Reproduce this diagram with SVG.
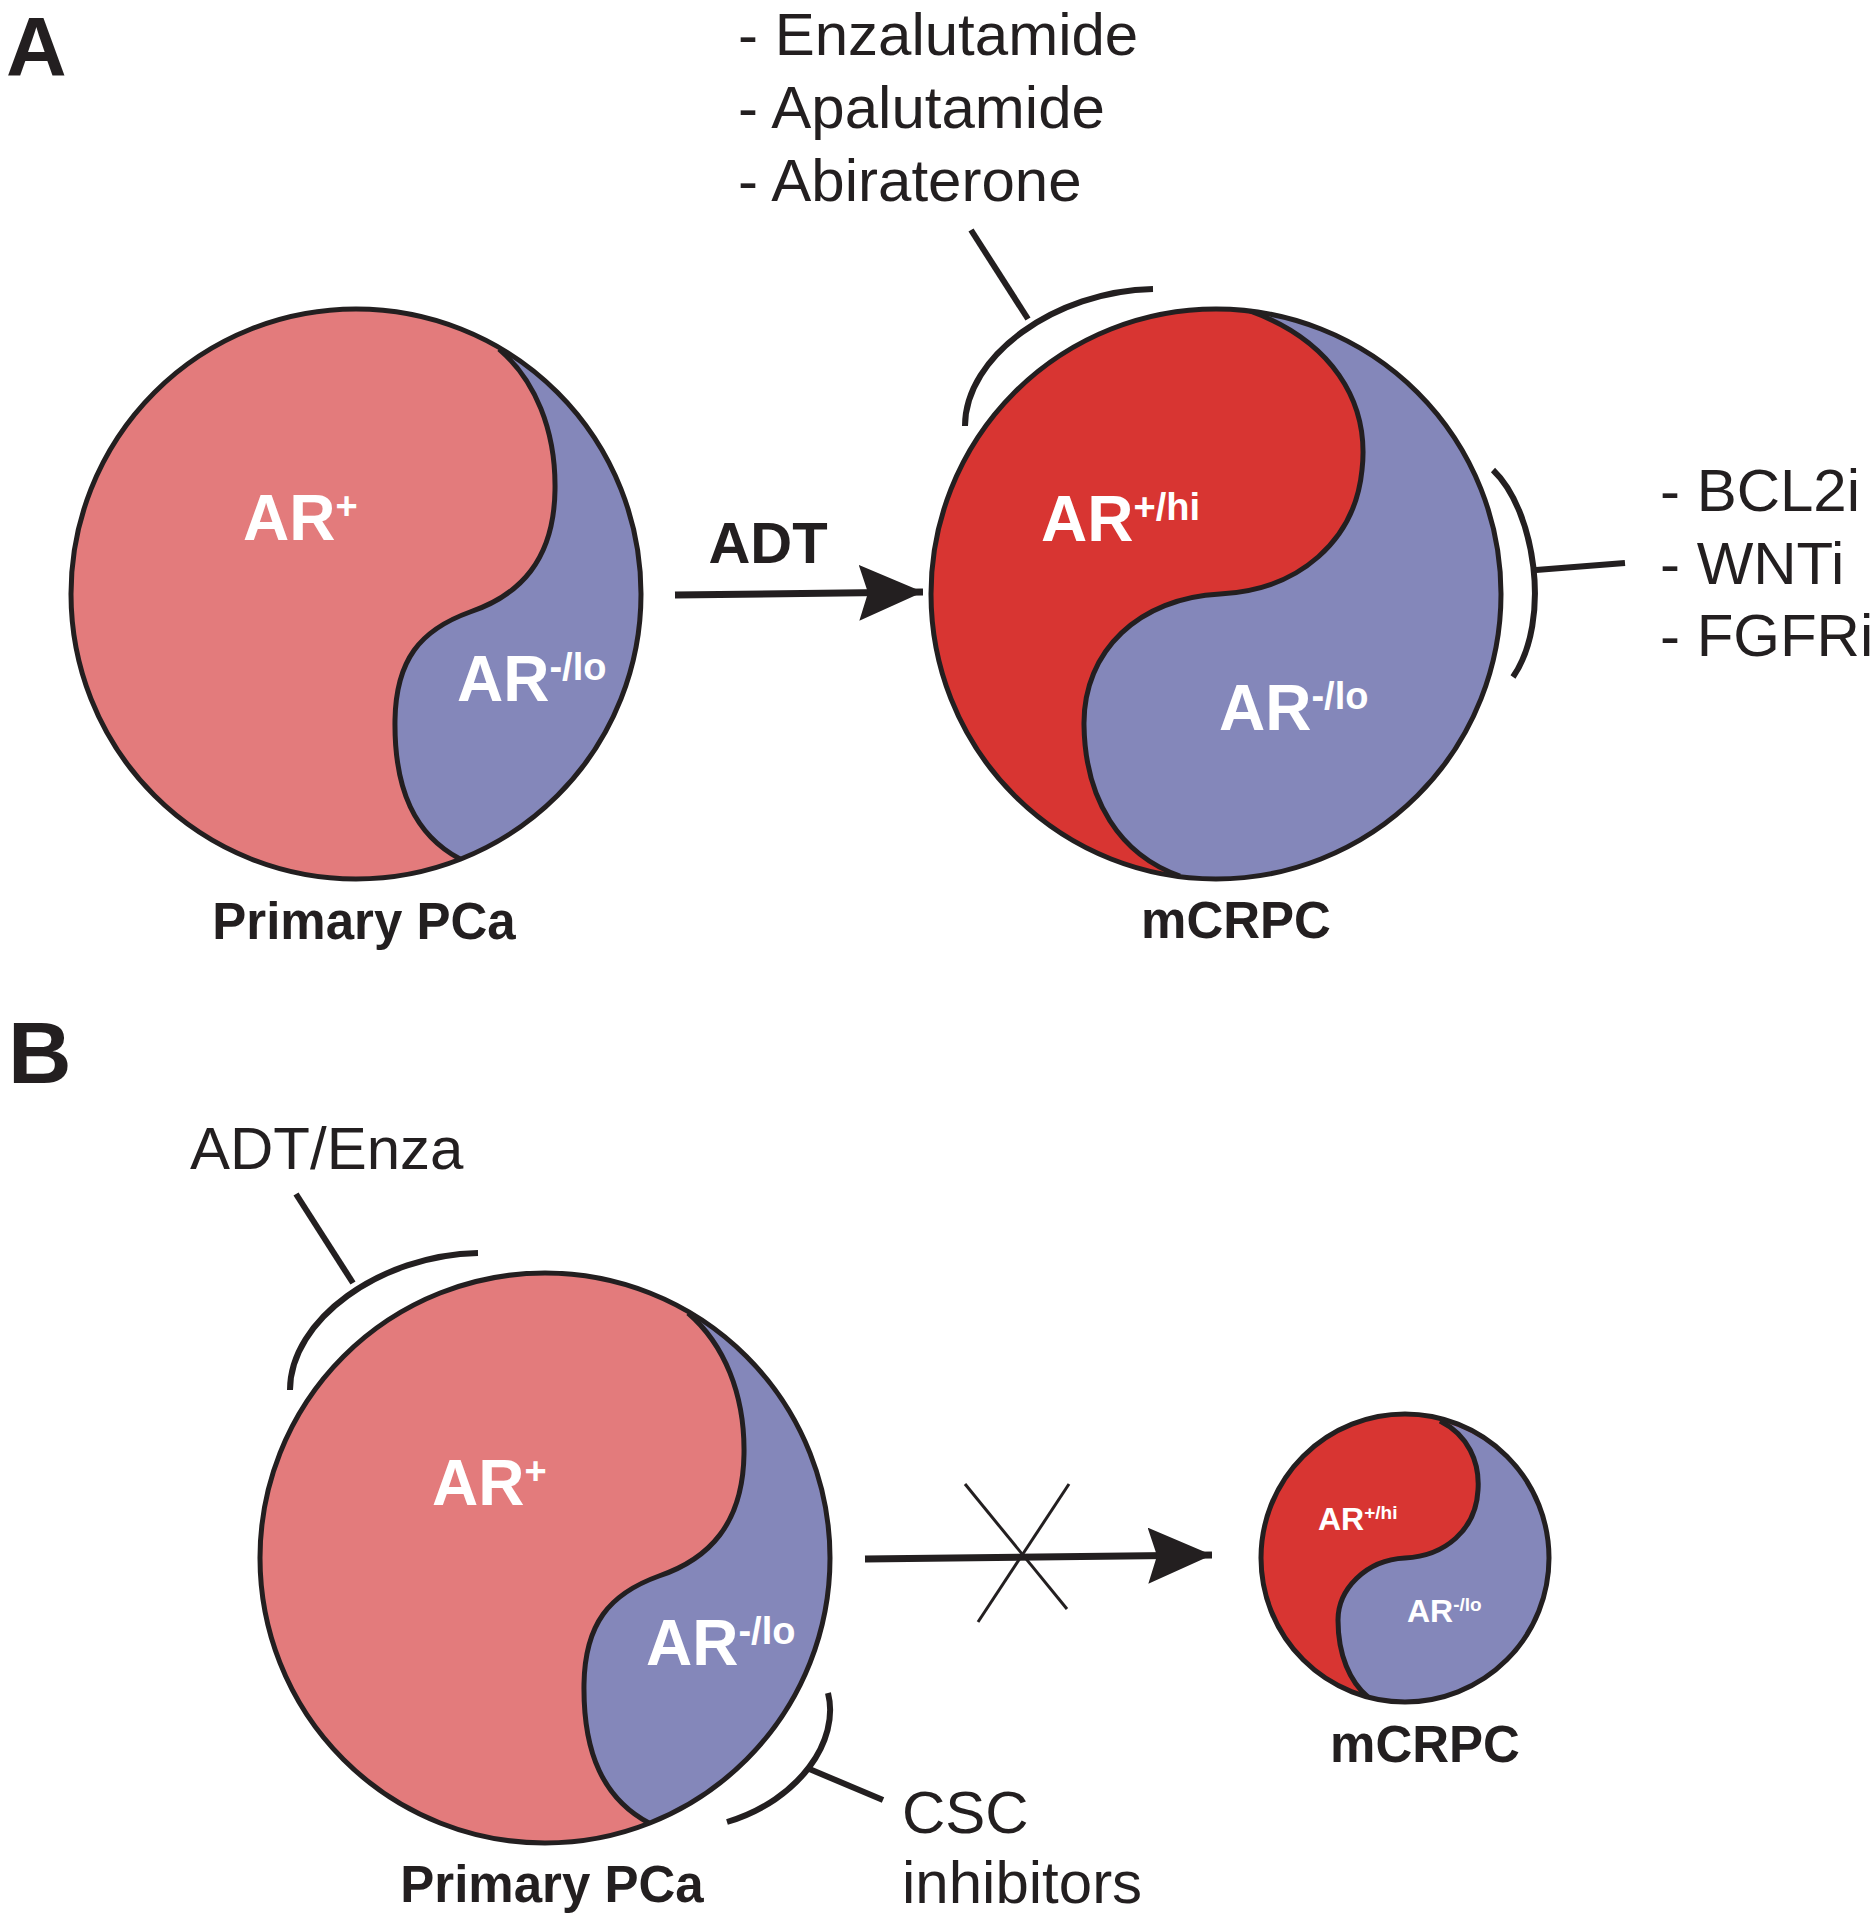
<svg xmlns="http://www.w3.org/2000/svg" width="1876" height="1920" viewBox="0 0 1876 1920">
<style>
.ol{fill:none;stroke:#231F20;stroke-width:5;stroke-linejoin:round}
.br{fill:none;stroke:#231F20;stroke-width:6;stroke-linecap:butt}
.salmon{fill:#E37B7C}
.red{fill:#D83532}
.blue{fill:#8487BA}
.lbl{font-family:"Liberation Sans",Arial,sans-serif;font-weight:bold;fill:#FFFFFF}
.cap{font-family:"Liberation Sans",Arial,sans-serif;font-weight:bold;fill:#231F20}
.txt{font-family:"Liberation Sans",Arial,sans-serif;fill:#231F20;font-size:60px}
</style>
<defs>
<marker id="head" viewBox="0 0 64 56" refX="64" refY="28" markerWidth="64" markerHeight="56" markerUnits="userSpaceOnUse" orient="auto">
<path d="M64 28 L0 0 L9 28 L0 56 Z" fill="#231F20"/>
</marker>
</defs>
<rect width="1876" height="1920" fill="#FFFFFF"/>

<g id="panel-labels">
<text class="cap" x="6" y="76" font-size="84">A</text>
<text class="cap" x="8" y="1083" font-size="88">B</text>
</g>

<g id="nodeA-primary">
<circle cx="356" cy="594" r="285" class="salmon"/>
<path class="blue" d="M499 349 C535 380 556 430 555 490 C554 560 520 595 470 612 C420 630 396 660 395 720 C394 790 415 835 460 859 A285 285 0 0 0 499 349 Z"/>
<path class="ol" d="M499 349 C535 380 556 430 555 490 C554 560 520 595 470 612 C420 630 396 660 395 720 C394 790 415 835 460 859"/>
<circle cx="356" cy="594" r="285" class="ol"/>
<text class="lbl" x="243" y="540" font-size="64">AR<tspan font-size="38" dy="-21">+</tspan></text>
<text class="lbl" x="457" y="701" font-size="64">AR<tspan font-size="38" dy="-21">-/lo</tspan></text>
<text class="cap" x="364" y="939" font-size="51" text-anchor="middle">Primary PCa</text>
</g>

<g id="nodeA-mcrpc">
<circle cx="1216" cy="594" r="285" class="red"/>
<path class="blue" d="M1250 311 C1330 340 1370 400 1362 470 C1355 540 1300 590 1220 594 C1140 598 1083 650 1084 725 C1085 800 1120 855 1180 876 A285 285 0 0 0 1501 594 A285 285 0 0 0 1250 311 Z"/>
<path class="ol" d="M1250 311 C1330 340 1370 400 1362 470 C1355 540 1300 590 1220 594 C1140 598 1083 650 1084 725 C1085 800 1120 855 1180 876"/>
<circle cx="1216" cy="594" r="285" class="ol"/>
<text class="lbl" x="1041" y="541" font-size="64">AR<tspan font-size="38" dy="-21">+/hi</tspan></text>
<text class="lbl" x="1219" y="730" font-size="64">AR<tspan font-size="38" dy="-21">-/lo</tspan></text>
<text class="cap" x="1236" y="938" font-size="51" text-anchor="middle">mCRPC</text>
</g>

<g id="drugsA-top">
<text class="txt" x="738" y="55">- Enzalutamide</text>
<text class="txt" x="738" y="128">- Apalutamide</text>
<text class="txt" x="738" y="201">- Abiraterone</text>
</g>

<g id="drugsA-right">
<text class="txt" x="1660" y="511">- BCL2i</text>
<text class="txt" x="1660" y="584">- WNTi</text>
<text class="txt" x="1660" y="656">- FGFRi</text>
</g>

<g id="nodeB-primary">
<circle cx="545" cy="1558" r="285" class="salmon"/>
<path class="blue" d="M688 1313 C724 1344 745 1394 744 1454 C743 1524 709 1559 659 1576 C609 1594 585 1624 584 1684 C583 1754 604 1799 649 1823 A285 285 0 0 0 688 1313 Z"/>
<path class="ol" d="M688 1313 C724 1344 745 1394 744 1454 C743 1524 709 1559 659 1576 C609 1594 585 1624 584 1684 C583 1754 604 1799 649 1823"/>
<circle cx="545" cy="1558" r="285" class="ol"/>
<text class="lbl" x="432" y="1505" font-size="64">AR<tspan font-size="38" dy="-21">+</tspan></text>
<text class="lbl" x="646" y="1665" font-size="64">AR<tspan font-size="38" dy="-21">-/lo</tspan></text>
<text class="cap" x="552" y="1902" font-size="51" text-anchor="middle">Primary PCa</text>
</g>

<g id="nodeB-mcrpc">
<circle cx="1405" cy="1558" r="144" class="red"/>
<path class="blue" d="M1440 1421 C1468 1435 1480 1462 1478 1490 C1476 1530 1445 1556 1405 1558 C1365 1560 1338 1590 1338 1620 C1338 1655 1350 1682 1368 1697 A144 144 0 0 0 1549 1558 A144 144 0 0 0 1440 1421 Z"/>
<path class="ol" d="M1440 1421 C1468 1435 1480 1462 1478 1490 C1476 1530 1445 1556 1405 1558 C1365 1560 1338 1590 1338 1620 C1338 1655 1350 1682 1368 1697"/>
<circle cx="1405" cy="1558" r="144" class="ol"/>
<text class="lbl" x="1318" y="1530" font-size="32">AR<tspan font-size="19" dy="-11">+/hi</tspan></text>
<text class="lbl" x="1407" y="1622" font-size="32">AR<tspan font-size="19" dy="-11">-/lo</tspan></text>
<text class="cap" x="1425" y="1762" font-size="51" text-anchor="middle">mCRPC</text>
</g>

<g id="labelsB">
<text class="txt" x="190" y="1169">ADT/Enza</text>
<text class="txt" x="902" y="1833">CSC</text>
<text class="txt" x="902" y="1903">inhibitors</text>
</g>

<g id="connectors">
<line x1="675" y1="595" x2="923" y2="592" stroke="#231F20" stroke-width="7" marker-end="url(#head)"/>
<text class="cap" x="768" y="563" font-size="58" text-anchor="middle">ADT</text>
<line x1="865" y1="1559" x2="1212" y2="1555" stroke="#231F20" stroke-width="7" marker-end="url(#head)"/>
<line x1="965" y1="1484" x2="1067" y2="1609" stroke="#231F20" stroke-width="3"/>
<line x1="1069" y1="1484" x2="978" y2="1622" stroke="#231F20" stroke-width="3"/>
<path class="br" d="M965 426 C965 356 1055 291 1153 289"/>
<line class="br" x1="1028" y1="319" x2="971" y2="230"/>
<path class="br" d="M1493 470 C1535 510 1552 620 1513 677"/>
<line class="br" x1="1536" y1="570" x2="1625" y2="563"/>
<path class="br" d="M290 1390 C290 1320 380 1255 478 1253"/>
<line class="br" x1="353" y1="1283" x2="296" y2="1194"/>
<path class="br" d="M828 1693 C840 1740 800 1800 727 1822"/>
<line class="br" x1="807" y1="1768" x2="883" y2="1800"/>
</g>
</svg>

•••

## [WRITTEN TASK]
Pictures are excluded; output everything else in the data verbatim.

## [RESULT OF THIS TASK]
Reproduce this diagram with SVG.
<svg xmlns="http://www.w3.org/2000/svg" width="1876" height="1920" viewBox="0 0 1876 1920">
<style>
.ol{fill:none;stroke:#231F20;stroke-width:5;stroke-linejoin:round}
.br{fill:none;stroke:#231F20;stroke-width:6;stroke-linecap:butt}
.salmon{fill:#E37B7C}
.red{fill:#D83532}
.blue{fill:#8487BA}
.lbl{font-family:"Liberation Sans",Arial,sans-serif;font-weight:bold;fill:#FFFFFF}
.cap{font-family:"Liberation Sans",Arial,sans-serif;font-weight:bold;fill:#231F20}
.txt{font-family:"Liberation Sans",Arial,sans-serif;fill:#231F20;font-size:60px}
</style>
<defs>
<marker id="head" viewBox="0 0 64 56" refX="64" refY="28" markerWidth="64" markerHeight="56" markerUnits="userSpaceOnUse" orient="auto">
<path d="M64 28 L0 0 L9 28 L0 56 Z" fill="#231F20"/>
</marker>
</defs>
<rect width="1876" height="1920" fill="#FFFFFF"/>

<g id="panel-labels">
<text class="cap" x="6" y="76" font-size="84">A</text>
<text class="cap" x="8" y="1083" font-size="88">B</text>
</g>

<g id="nodeA-primary">
<circle cx="356" cy="594" r="285" class="salmon"/>
<path class="blue" d="M499 349 C535 380 556 430 555 490 C554 560 520 595 470 612 C420 630 396 660 395 720 C394 790 415 835 460 859 A285 285 0 0 0 499 349 Z"/>
<path class="ol" d="M499 349 C535 380 556 430 555 490 C554 560 520 595 470 612 C420 630 396 660 395 720 C394 790 415 835 460 859"/>
<circle cx="356" cy="594" r="285" class="ol"/>
<text class="lbl" x="243" y="540" font-size="64">AR<tspan font-size="38" dy="-21">+</tspan></text>
<text class="lbl" x="457" y="701" font-size="64">AR<tspan font-size="38" dy="-21">-/lo</tspan></text>
<text class="cap" x="364" y="939" font-size="51" text-anchor="middle">Primary PCa</text>
</g>

<g id="nodeA-mcrpc">
<circle cx="1216" cy="594" r="285" class="red"/>
<path class="blue" d="M1250 311 C1330 340 1370 400 1362 470 C1355 540 1300 590 1220 594 C1140 598 1083 650 1084 725 C1085 800 1120 855 1180 876 A285 285 0 0 0 1501 594 A285 285 0 0 0 1250 311 Z"/>
<path class="ol" d="M1250 311 C1330 340 1370 400 1362 470 C1355 540 1300 590 1220 594 C1140 598 1083 650 1084 725 C1085 800 1120 855 1180 876"/>
<circle cx="1216" cy="594" r="285" class="ol"/>
<text class="lbl" x="1041" y="541" font-size="64">AR<tspan font-size="38" dy="-21">+/hi</tspan></text>
<text class="lbl" x="1219" y="730" font-size="64">AR<tspan font-size="38" dy="-21">-/lo</tspan></text>
<text class="cap" x="1236" y="938" font-size="51" text-anchor="middle">mCRPC</text>
</g>

<g id="drugsA-top">
<text class="txt" x="738" y="55">- Enzalutamide</text>
<text class="txt" x="738" y="128">- Apalutamide</text>
<text class="txt" x="738" y="201">- Abiraterone</text>
</g>

<g id="drugsA-right">
<text class="txt" x="1660" y="511">- BCL2i</text>
<text class="txt" x="1660" y="584">- WNTi</text>
<text class="txt" x="1660" y="656">- FGFRi</text>
</g>

<g id="nodeB-primary">
<circle cx="545" cy="1558" r="285" class="salmon"/>
<path class="blue" d="M688 1313 C724 1344 745 1394 744 1454 C743 1524 709 1559 659 1576 C609 1594 585 1624 584 1684 C583 1754 604 1799 649 1823 A285 285 0 0 0 688 1313 Z"/>
<path class="ol" d="M688 1313 C724 1344 745 1394 744 1454 C743 1524 709 1559 659 1576 C609 1594 585 1624 584 1684 C583 1754 604 1799 649 1823"/>
<circle cx="545" cy="1558" r="285" class="ol"/>
<text class="lbl" x="432" y="1505" font-size="64">AR<tspan font-size="38" dy="-21">+</tspan></text>
<text class="lbl" x="646" y="1665" font-size="64">AR<tspan font-size="38" dy="-21">-/lo</tspan></text>
<text class="cap" x="552" y="1902" font-size="51" text-anchor="middle">Primary PCa</text>
</g>

<g id="nodeB-mcrpc">
<circle cx="1405" cy="1558" r="144" class="red"/>
<path class="blue" d="M1440 1421 C1468 1435 1480 1462 1478 1490 C1476 1530 1445 1556 1405 1558 C1365 1560 1338 1590 1338 1620 C1338 1655 1350 1682 1368 1697 A144 144 0 0 0 1549 1558 A144 144 0 0 0 1440 1421 Z"/>
<path class="ol" d="M1440 1421 C1468 1435 1480 1462 1478 1490 C1476 1530 1445 1556 1405 1558 C1365 1560 1338 1590 1338 1620 C1338 1655 1350 1682 1368 1697"/>
<circle cx="1405" cy="1558" r="144" class="ol"/>
<text class="lbl" x="1318" y="1530" font-size="32">AR<tspan font-size="19" dy="-11">+/hi</tspan></text>
<text class="lbl" x="1407" y="1622" font-size="32">AR<tspan font-size="19" dy="-11">-/lo</tspan></text>
<text class="cap" x="1425" y="1762" font-size="51" text-anchor="middle">mCRPC</text>
</g>

<g id="labelsB">
<text class="txt" x="190" y="1169">ADT/Enza</text>
<text class="txt" x="902" y="1833">CSC</text>
<text class="txt" x="902" y="1903">inhibitors</text>
</g>

<g id="connectors">
<line x1="675" y1="595" x2="923" y2="592" stroke="#231F20" stroke-width="7" marker-end="url(#head)"/>
<text class="cap" x="768" y="563" font-size="58" text-anchor="middle">ADT</text>
<line x1="865" y1="1559" x2="1212" y2="1555" stroke="#231F20" stroke-width="7" marker-end="url(#head)"/>
<line x1="965" y1="1484" x2="1067" y2="1609" stroke="#231F20" stroke-width="3"/>
<line x1="1069" y1="1484" x2="978" y2="1622" stroke="#231F20" stroke-width="3"/>
<path class="br" d="M965 426 C965 356 1055 291 1153 289"/>
<line class="br" x1="1028" y1="319" x2="971" y2="230"/>
<path class="br" d="M1493 470 C1535 510 1552 620 1513 677"/>
<line class="br" x1="1536" y1="570" x2="1625" y2="563"/>
<path class="br" d="M290 1390 C290 1320 380 1255 478 1253"/>
<line class="br" x1="353" y1="1283" x2="296" y2="1194"/>
<path class="br" d="M828 1693 C840 1740 800 1800 727 1822"/>
<line class="br" x1="807" y1="1768" x2="883" y2="1800"/>
</g>
</svg>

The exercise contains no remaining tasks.